Cannes table sur plus de 400.000 touristes en escale cette année. Les croisiéristes passent en moyenne moins de cinq heures en ville, mais la majorité prévoient de revenir ensuite sur la Côte d'Azur. Les retombées annuelles directes et indirectes sont estimées à quelque 56 millions d'euros. La ville rappelle que pour une compagnie de croisière, le budget carburant représente 40% du coût global d'exploitation du bateau. Cannes applique donc une ristourne, de 0,20 euro par passager sur les droits de port, pour encourager l'application des différents engagements de la charte sur la réduction des pollutions (zéro rejet d’eaux usées traitées en mer, contournement des herbiers de posidonies lors des manœuvres et de l'ancrage, excursions en bus propres,  limitation des rejets d’émissions polluantes à terre…). Le maire de Cannes demande aussi au gouvernement d'amender le projet de loi d'orientation des mobilités (Lom) pour étendre la zone d'application des pouvoirs de police portuaire des maires du littoral à la zone de mouillage, soit au-delà de la zone actuelle située à 300 mètres du rivage.

Cinq ports français pollués par les émissions d'oxydes de soufre des paquebots

Les paquebots de croisière sont régulièrement épinglés pour les nuisances environnementales qu'ils génèrent, à commencer par la pollution de l'air. Selon une étude publiée en juin par le groupement d'ONG européennes Transport&Environment, qui a mesuré la quantité d’oxydes de soufre émis par les paquebots de croisière faisant escale dans les ports européens, cinq ports français font partie des cinquante plus pollués par ce composant toxique. Marseille arrive en tête, avec des émissions de 15 tonnes par an, soit un chiffre quatre fois plus élevé que celui de tous les véhicules circulant dans la cité phocéenne. Le Havre, Nice, Cannes et La Seyne-Sur-Mer sont les autres ports français les plus touchés.
Aujourd'hui, les émissions de soufre sont limitées à 0,1% en mer du Nord, en mer Baltique et en Manche depuis 2015, sous la pression notamment des Scandinaves.
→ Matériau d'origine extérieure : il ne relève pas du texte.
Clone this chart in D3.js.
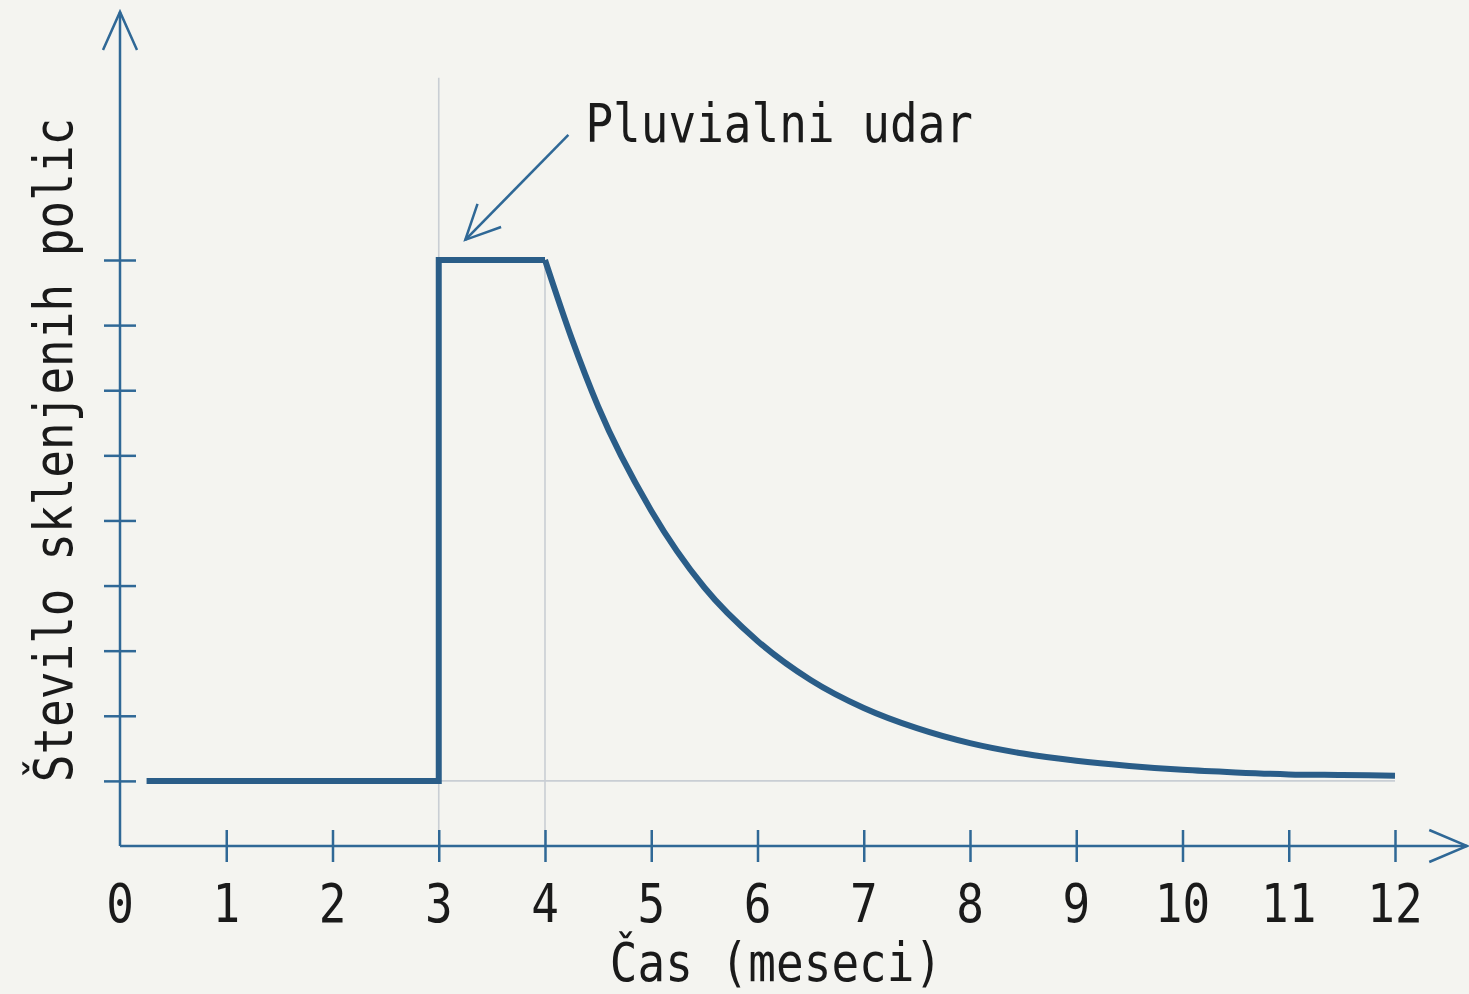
<!DOCTYPE html>
<meta charset="utf-8">
<title>Pluvialni udar</title>
<style>
body { margin: 0; background: #f4f4f0; }
svg { display: block; }
text { font-family: "DejaVu Sans Mono", monospace; fill: #1a1a1a; }
.axis path.domain { display: none; }
.axis line { stroke: #2f6896; stroke-width: 2.5px; }
.guide { stroke: #c9ced4; stroke-width: 1.6px; fill: none; }
.curve { fill: none; stroke: #2a5d88; stroke-width: 6px; stroke-linejoin: miter; }
.arrow { fill: none; stroke: #2f6896; stroke-width: 2.5px; }
</style>
<svg id="chart" width="1469" height="994"></svg>
<script src="https://cdn.jsdelivr.net/npm/d3@7"></script>
<script>
// months on x axis, tick labels 0..12
const months = d3.range(0, 13);
// y ticks (no labels)
const yTicks = [1, 2, 3, 4, 5, 6, 7, 8, 9];

// step part: flat, jump at month 3, plateau until month 4
const stepX = [0.25, 3, 3, 4];
const stepY = [1, 1, 9, 9];

// decay after month 4
const decayX = [4, 4.25, 4.5, 5, 5.5, 6, 6.5, 7, 7.5, 8, 8.5, 9, 9.5, 10, 10.5, 11, 11.5, 12];
const decayY = [9, 7.8, 6.75, 5.15, 3.97, 3.15, 2.55, 2.12, 1.81, 1.58, 1.42, 1.31, 1.23, 1.17, 1.13, 1.1, 1.09, 1.08];

// annotation: label position, arrow start and tip (data units)
const noteText = "Pluvialni udar";
const noteAt = [4.38, 10.81];
const arrowFrom = [4.22, 10.92];
const arrowTo = [3.25, 9.31];

const xLabel = "Čas (meseci)";
const yLabel = "Število sklenjenih polic";

let svg = d3.select("#chart");

let x = d3.scaleLinear().domain([0, 12]).range([120, 1395]),
    y = d3.scaleLinear().domain([0, 9]).range([846, 260]);

let xTop = 12.68, yTop = 12.81;
let stretch = "scale(1,1.15)";

// guides
svg.append("line").attr("class", "guide")
  .attr("x1", x(3)).attr("x2", x(3)).attr("y1", y(11.8)).attr("y2", y(0));
svg.append("line").attr("class", "guide")
  .attr("x1", x(4)).attr("x2", x(4)).attr("y1", y(9)).attr("y2", y(0));
svg.append("line").attr("class", "guide")
  .attr("x1", x(3)).attr("x2", x(12)).attr("y1", y(1)).attr("y2", y(1));

// axes lines with open arrows
let ax = svg.append("g").attr("class", "axis");
ax.append("line").attr("x1", x(0)).attr("x2", x(0)).attr("y1", y(0)).attr("y2", y(yTop));
ax.append("line").attr("x1", x(0)).attr("x2", x(xTop)).attr("y1", y(0)).attr("y2", y(0));
ax.append("path").attr("class", "arrow")
  .attr("d", "M" + (x(0) - 17) + "," + (y(yTop) + 38) + "L" + x(0) + "," + y(yTop) + "L" + (x(0) + 17) + "," + (y(yTop) + 38));
ax.append("path").attr("class", "arrow")
  .attr("d", "M" + (x(xTop) - 38) + "," + (y(0) - 16) + "L" + x(xTop) + "," + y(0) + "L" + (x(xTop) - 38) + "," + (y(0) + 16));

// x axis ticks
let xAxis = svg.append("g")
  .attr("class", "axis")
  .attr("transform", "translate(0," + y(0) + ")")
  .call(d3.axisBottom(x).tickValues(months).tickSize(16).tickFormat(""));
xAxis.selectAll(".tick line").attr("y1", -16)
  .filter(d => d === 0).remove();

svg.append("g").selectAll("text")
  .data(months)
  .join("text")
    .attr("text-anchor", "middle")
    .attr("font-size", 46)
    .attr("transform", d => "translate(" + x(d) + ",922) " + stretch)
    .text(d => d);

// y axis ticks
let yAxis = svg.append("g")
  .attr("class", "axis")
  .attr("transform", "translate(" + x(0) + ",0)")
  .call(d3.axisLeft(y).tickValues(yTicks).tickSize(16).tickFormat(""));
yAxis.selectAll(".tick line").attr("x1", 16);

// axis titles
svg.append("text")
  .attr("text-anchor", "middle")
  .attr("font-size", 46)
  .attr("transform", "translate(776,981) " + stretch)
  .text(xLabel);

svg.append("text")
  .attr("text-anchor", "middle")
  .attr("font-size", 46)
  .attr("transform", "translate(72,450) rotate(-90) " + stretch)
  .text(yLabel);

// the curve
let step = d3.line().x(d => x(d[0])).y(d => y(d[1]));
svg.append("path").attr("class", "curve")
  .attr("d", step(d3.zip(stepX, stepY)));

let decay = d3.line().curve(d3.curveMonotoneX).x(d => x(d[0])).y(d => y(d[1]));
svg.append("path").attr("class", "curve")
  .attr("d", decay(d3.zip(decayX, decayY)));

// annotation
let tip = [x(arrowTo[0]), y(arrowTo[1])], from = [x(arrowFrom[0]), y(arrowFrom[1])];
svg.append("path").attr("class", "arrow")
  .attr("d", "M" + from + "L" + tip);
let ang = Math.atan2(from[1] - tip[1], from[0] - tip[0]);
let head = [ang - 0.45, ang + 0.45].map(a => [tip[0] + 38 * Math.cos(a), tip[1] + 38 * Math.sin(a)]);
svg.append("path").attr("class", "arrow")
  .attr("d", "M" + head[0] + "L" + tip + "L" + head[1]);

svg.append("text")
  .attr("font-size", 46)
  .attr("transform", "translate(" + x(noteAt[0]) + "," + y(noteAt[1]) + ") " + stretch)
  .text(noteText);
</script>
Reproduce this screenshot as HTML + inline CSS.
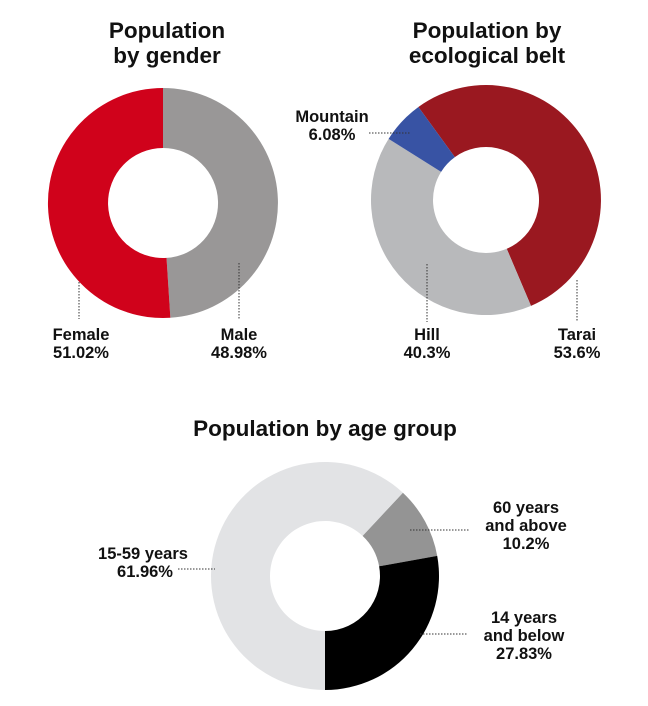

Les bateaux utilisent pour respecter cette norme un carburant à la bonne teneur, ou un scrubber ou un système équivalent qui permet de neutraliser les gaz toxiques.

Teneur supérieure au diesel des voitures

En France, la loi a fixé en 2015 la teneur maximale en soufre dans le carburant des navires transportant des passagers à 1,5%, contre 3,5% pour les autres, sauf si l'escale dure plus de deux heures, auquel cas les navires doivent passer au diesel marin à quai (0,1% de soufre). La quantité maximale de soufre dans le carburant des paquebots et ferries devrait encore baisser en 2020, de 1,5% à 0,5%, mais cela reste encore cinquante fois supérieur au diesel d'une voiture (0,01% de soufre).
Lors des débats sur le projet de loi énergie et climat au Sénat, le groupe socialiste a défendu en vain plusieurs amendements pour lutter contre la pollution liée à ces navires dans les ports. Elisabeth Borne, ministre de la Transition écologique et des Transports, a assuré partager "tout à fait cette préoccupation" mais s'est opposée aux différents amendements, arguant notamment que de nouvelles normes s'appliqueront au 1er janvier 2020 qui divisent par sept la teneur en soufre des carburants maritimes.